A South Tyneside man with an incurable brain tumour is planning his wedding after successfully trialling an experimental treatment.
Steve Richards, from South Shields, was given the devastating diagnosis in 2014 after experiencing vacant seizures, and was told that the condition was incurable
He underwent surgery and was offered the chance to take part in a clinical trial, during which he was given additional chemotherapy as well as radiotherapy.
Steve said: “When I found out I had a brain tumour I was in shock at first, but I knew I would fight it any which way I could so when I was offered a place on a clinical trial I jumped at the chance.
“Given my love for Newcastle United I knew when the clinical trial unit was named after Sir Bobby Robson that it would be a good omen.
“The treatments I received weren't easy to handle, especially the chemotherapy, but I tried to remain positive and strong every day and keep focusing on the fact that it could potentially help not only me but others as well.
"To hear the treatment I received will now be offered to other sufferers as well is amazing.”
Steve’s fiancée, Steph Clark, said: “When we were told we were in a state of shock and scared about what it all meant.
"Steve was fit and healthy and to be told that he had an incurable brain tumour was devastating.”
The treatment had not previously used routinely for his type of tumour - an anaplastic glioma - but Steve had nothing to lose.
Steph said: “Steve immediately said ‘yes’, figuring that even if it didn't help him it would maybe help someone else at some point.”
He started the treatment in late 2014 and recent results have showed that his tumour has shown no signs of re-growth.
Steph said: “Hearing that the tumour had no signs of growth was amazing news.
“I've no doubt that Steve's positive outlook on life helped.
"He admittedly can’t do some of the things he used to, like play football four or five times a week, so instead he now writes for footballing fanzines as it’s something he can do a bit at a time.
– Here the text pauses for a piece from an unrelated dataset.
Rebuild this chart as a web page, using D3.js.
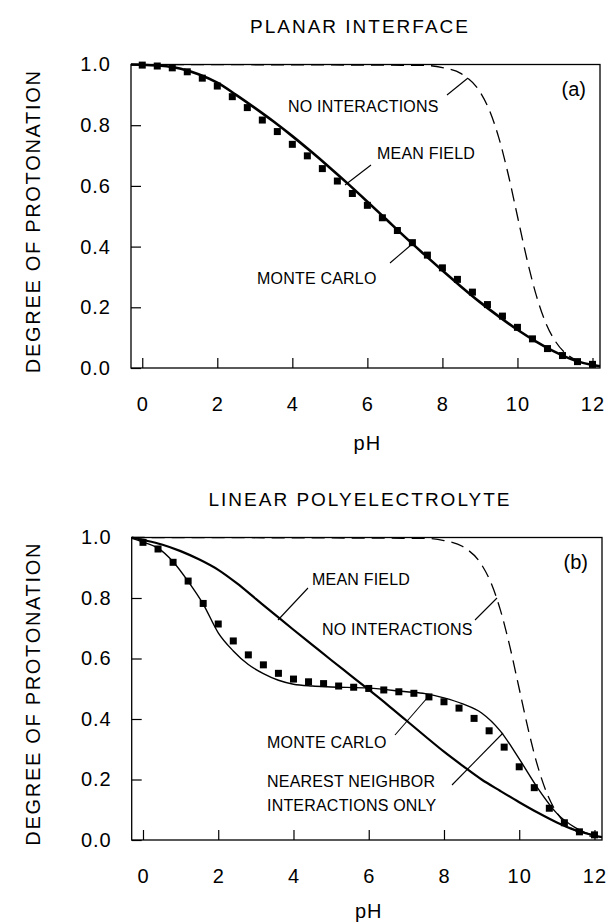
<!DOCTYPE html>
<html>
<head>
<meta charset="utf-8">
<script src="https://cdn.jsdelivr.net/npm/d3@7"></script>
<style>
  body { margin: 0; background: #fff; }
  svg text { font-family: "Liberation Sans", Arial, Helvetica, sans-serif; fill: #000; }
</style>
</head>
<body>
<svg id="chart" width="608" height="924"></svg>
<script>
// pH grid of the Monte Carlo points (same in both panels)
var mcPH = [0, 0.4, 0.8, 1.2, 1.6, 2.0, 2.4, 2.8, 3.2, 3.6, 4.0, 4.4, 4.8, 5.2, 5.6, 6.0,
            6.4, 6.8, 7.2, 7.6, 8.0, 8.4, 8.8, 9.2, 9.6, 10.0, 10.4, 10.8, 11.2, 11.6, 12.0];

// (a) planar interface
var mcA = [0.998, 0.995, 0.989, 0.976, 0.955, 0.929, 0.894, 0.858, 0.817, 0.779, 0.737, 0.699,
           0.657, 0.616, 0.575, 0.536, 0.495, 0.453, 0.413, 0.372, 0.330, 0.292, 0.250, 0.209,
           0.171, 0.134, 0.096, 0.064, 0.041, 0.021, 0.012];
var mfPH_A = [-0.3, 0, 0.5, 1, 1.5, 2, 2.5, 3, 3.5, 4, 4.5, 5, 5.5, 6, 6.5, 7, 7.5, 8, 8.5, 9,
              9.5, 10, 10.5, 11, 11.5, 12, 12.2];
var mfA = [1.0, 0.999, 0.996, 0.987, 0.968, 0.94, 0.9, 0.857, 0.812, 0.764, 0.713, 0.66, 0.605,
           0.548, 0.49, 0.432, 0.376, 0.321, 0.268, 0.217, 0.17, 0.126, 0.087, 0.053, 0.026, 0.01, 0.006];

// no interactions (same curve in both panels)
var niPH = [-0.3, 7.5, 8, 8.5, 9, 9.25, 9.5, 9.75, 10, 10.25, 10.5, 10.75, 11, 11.25, 11.5, 12];
var ni = [1.0, 0.997, 0.99, 0.97, 0.91, 0.85, 0.76, 0.64, 0.5, 0.36, 0.24, 0.15, 0.09, 0.052, 0.03, 0.01];

// (b) linear polyelectrolyte
var mcB = [0.984, 0.962, 0.918, 0.856, 0.782, 0.714, 0.658, 0.612, 0.579, 0.551, 0.532, 0.523,
           0.517, 0.509, 0.505, 0.501, 0.496, 0.490, 0.485, 0.473, 0.457, 0.436, 0.402, 0.361,
           0.307, 0.242, 0.173, 0.105, 0.057, 0.027, 0.017];
var mfPH_B = [-0.3, 0, 0.5, 1, 1.5, 2, 2.5, 3, 3.5, 4, 4.5, 5, 5.5, 6, 6.5, 7, 7.5, 8, 8.5, 9,
              9.5, 10, 10.5, 11, 11.5, 12, 12.2];
var mfB = [1.0, 0.992, 0.977, 0.955, 0.927, 0.893, 0.848, 0.797, 0.746, 0.695, 0.645, 0.595, 0.546,
           0.497, 0.447, 0.395, 0.343, 0.292, 0.245, 0.2, 0.162, 0.125, 0.09, 0.058, 0.032, 0.015, 0.01];
var nnPH = [-0.3, 0, 0.4, 0.8, 1.2, 1.6, 2.0, 2.4, 2.8, 3.2, 3.6, 4.0, 4.5, 5.0, 6.0, 7.0, 7.5,
            8.0, 8.5, 9.0, 9.5, 10.0, 10.5, 11.0, 11.5, 12.0, 12.2];
var nn = [0.997, 0.985, 0.965, 0.92, 0.855, 0.78, 0.685, 0.625, 0.58, 0.55, 0.528, 0.515, 0.509,
          0.506, 0.502, 0.49, 0.484, 0.47, 0.45, 0.42, 0.36, 0.268, 0.17, 0.088, 0.04, 0.014, 0.008];

var xTicks = [0, 2, 4, 6, 8, 10, 12];
var yTicks = [0, 0.2, 0.4, 0.6, 0.8, 1.0];

var svg = d3.select("#chart");

function zip(xs, ys) { return xs.map(function(x, i){ return [x, ys[i]]; }); }

function drawPanel(p) {
  var x = d3.scaleLinear().domain([-0.3, 12.2]).range([p.left, p.right]);
  var y = d3.scaleLinear().domain([0, 1]).range([p.bottom, p.top]);
  var g = svg.append("g");

  // frame
  g.append("rect").attr("x", p.left).attr("y", p.top)
    .attr("width", p.right - p.left).attr("height", p.bottom - p.top)
    .attr("fill", "none").attr("stroke", "#000").attr("stroke-width", 1.3);

  // axes, ticks point inward
  var xAxis = d3.axisBottom(x).tickValues(xTicks).tickSizeInner(-10).tickSizeOuter(0)
    .tickPadding(29).tickFormat(d3.format("d"));
  var gx = g.append("g").attr("transform", "translate(0," + p.bottom + ")").call(xAxis);
  var yAxis = d3.axisLeft(y).tickValues(yTicks).tickSizeInner(-10).tickSizeOuter(0)
    .tickPadding(20).tickFormat(d3.format(".1f"));
  var gy = g.append("g").attr("transform", "translate(" + p.left + ",0)").call(yAxis);
  [gx, gy].forEach(function(a){
    a.select(".domain").remove();
    a.selectAll(".tick line").attr("stroke", "#000").attr("stroke-width", 1.2);
    a.selectAll(".tick text").attr("font-size", 20).attr("letter-spacing", 1)
      .attr("font-family", "Liberation Sans, Arial, sans-serif");
  });

  var line = d3.line().x(function(d){ return x(d[0]); }).y(function(d){ return y(d[1]); })
    .curve(d3.curveMonotoneX);

  g.append("path").datum(zip(niPH, ni)).attr("d", line)
    .attr("fill", "none").attr("stroke", "#000").attr("stroke-width", 1.3)
    .attr("stroke-dasharray", "13,7");
  if (p.nn) {
    g.append("path").datum(zip(nnPH, nn)).attr("d", line)
      .attr("fill", "none").attr("stroke", "#000").attr("stroke-width", 1.4);
  }
  g.append("path").datum(zip(p.mfPH, p.mf)).attr("d", line)
    .attr("fill", "none").attr("stroke", "#000").attr("stroke-width", p.mfWidth);

  var s = 7;
  g.selectAll("rect.mc").data(zip(mcPH, p.mc)).enter().append("rect").attr("class", "mc")
    .attr("x", function(d){ return x(d[0]) - s / 2; })
    .attr("y", function(d){ return y(d[1]) - s / 2; })
    .attr("width", s).attr("height", s).attr("fill", "#000");

  // titles
  svg.append("text").attr("x", 360).attr("y", p.top - 32).attr("text-anchor", "middle")
    .attr("font-size", 19).attr("letter-spacing", 2).text(p.title);
  svg.append("text").attr("transform", "translate(40," + ((p.top + p.bottom) / 2 + 5) + ") rotate(-90)")
    .attr("text-anchor", "middle").attr("font-size", 20).attr("letter-spacing", 1.7)
    .text("DEGREE OF PROTONATION");
  svg.append("text").attr("x", x(6)).attr("y", p.bottom + p.phGap).attr("text-anchor", "middle")
    .attr("font-size", 20).attr("letter-spacing", 1).text("pH");
  svg.append("text").attr("x", p.right - 14).attr("y", p.top + 31).attr("text-anchor", "end")
    .attr("font-size", 20).text(p.tag);

  // annotations with leader lines
  p.notes.forEach(function(n){
    n.lines.forEach(function(t, i){
      svg.append("text").attr("x", n.tx).attr("y", n.ty + i * 24).attr("font-size", 16)
        .attr("letter-spacing", 0.2).text(t);
    });
    svg.append("line").attr("x1", n.l[0]).attr("y1", n.l[1]).attr("x2", n.l[2]).attr("y2", n.l[3])
      .attr("stroke", "#000").attr("stroke-width", 1.1);
  });
}

drawPanel({
  title: "PLANAR INTERFACE", tag: "(a)",
  left: 131, right: 600, top: 64.5, bottom: 368, phGap: 82,
  mc: mcA, mfPH: mfPH_A, mf: mfA, mfWidth: 2.6, nn: false,
  notes: [
    { lines: ["NO INTERACTIONS"], tx: 288, ty: 112, l: [447, 95, 468, 78] },
    { lines: ["MEAN FIELD"], tx: 377, ty: 159, l: [371, 165, 345, 185] },
    { lines: ["MONTE CARLO"], tx: 257, ty: 284, l: [390, 263, 411, 245] }
  ]
});

drawPanel({
  title: "LINEAR  POLYELECTROLYTE", tag: "(b)",
  left: 131.7, right: 602, top: 537.5, bottom: 840, phGap: 78,
  mc: mcB, mfPH: mfPH_B, mf: mfB, mfWidth: 2.2, nn: true,
  notes: [
    { lines: ["MEAN FIELD"], tx: 312, ty: 585, l: [308, 588, 278, 620] },
    { lines: ["NO INTERACTIONS"], tx: 322, ty: 635, l: [475, 620, 497, 598] },
    { lines: ["MONTE CARLO"], tx: 267, ty: 748, l: [395, 735, 428, 697] },
    { lines: ["NEAREST NEIGHBOR", "INTERACTIONS ONLY"], tx: 267, ty: 787, l: [452, 785, 503, 733] }
  ]
});
</script>
</body>
</html>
"We enjoy going for walks, eating out and are planning our wedding.
“When we were met with the diagnosis of Steve's brain tumour and told it could never be cured, life felt like it would never be the same again.
"But we have embraced the new normal and are loving and appreciating every day.”
The treatment plan he undertook will now be offered to others who have the same type of tumour.
Throughout the ordeal Steph and Steve found The Brain Tumour Charity’s Facebook support pages helpful.
“I would highly recommend it to anyone going through the same thing," Steph said.
"If I post about Steve’s treatment or progress, we are always inundated with messages of support and Steve finds it a great comfort to know that so many people whom he hasn't even met are rooting for him.”
Sarah Lindsell, The Brain Tumour Charity’s CEO, said: “We are delighted to hear about the success of Steve’s treatment and wish him and Steph the very best for their wedding.
“Clinical trials are a vital step in making sure that new treatments reach patients.
"Only 3% of brain tumour patients are currently enrolled in clinical trials, compared to 7.5% of all cancer patients,
“This is something we are addressing by working towards a target of 70% of patients living with a tumour contributing to some form of research by 2020.”